The effect of Ti–Mo–Nb on the microstructures and tensile properties of a Fe–Mn–Al–C austenitic steel

An investigation was performed to evaluate the effect of the Ti–Mo–Nb co-addition on the microstructure and the tensile behavior of a Fe–26Mn–8Al-1.5C austenitic steel after aging at temperatures from 500 to 600 °C. The co-addition of Ti–Mo–Nb in the steel refines grains, increases the sizes and volume fractions of κ-carbides, and forms inter- and intra-granular (Ti,Mo,Nb)C particles.
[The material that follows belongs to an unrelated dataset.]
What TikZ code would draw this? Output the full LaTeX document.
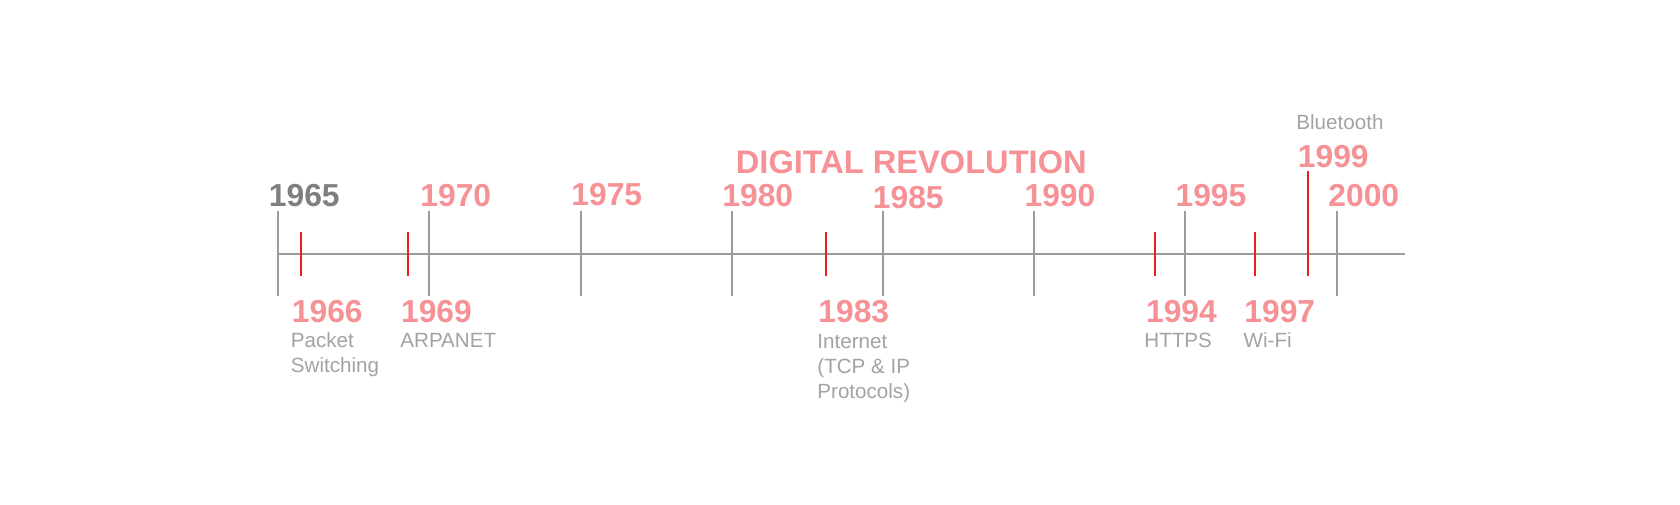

The promotion effect of Ti–Mo–Nb on the κ-carbides precipitation varies with different aging temperature. The steel with co-addition of Ti–Mo–Nb possesses higher yield strength due to the combination of grain refinement, more κ-carbides precipitation, and the formation of fine (Ti,Mo,Nb)C particles distributed uniformly within the grains, but has lower ductility ascribed to the coarseness of κ-carbides with larger volume fraction and the existence of micron-sized inter-granular (Ti,Mo,Nb)C particles along the grain boundaries. With aging temperature increasing, the strength increases but the ductility decreases for both steels with and without microalloying. In addition, the strengthening mechanisms were analyzed quantitatively. The results show that the precipitation hardening is the dominant strengthening mechanisms for both steels.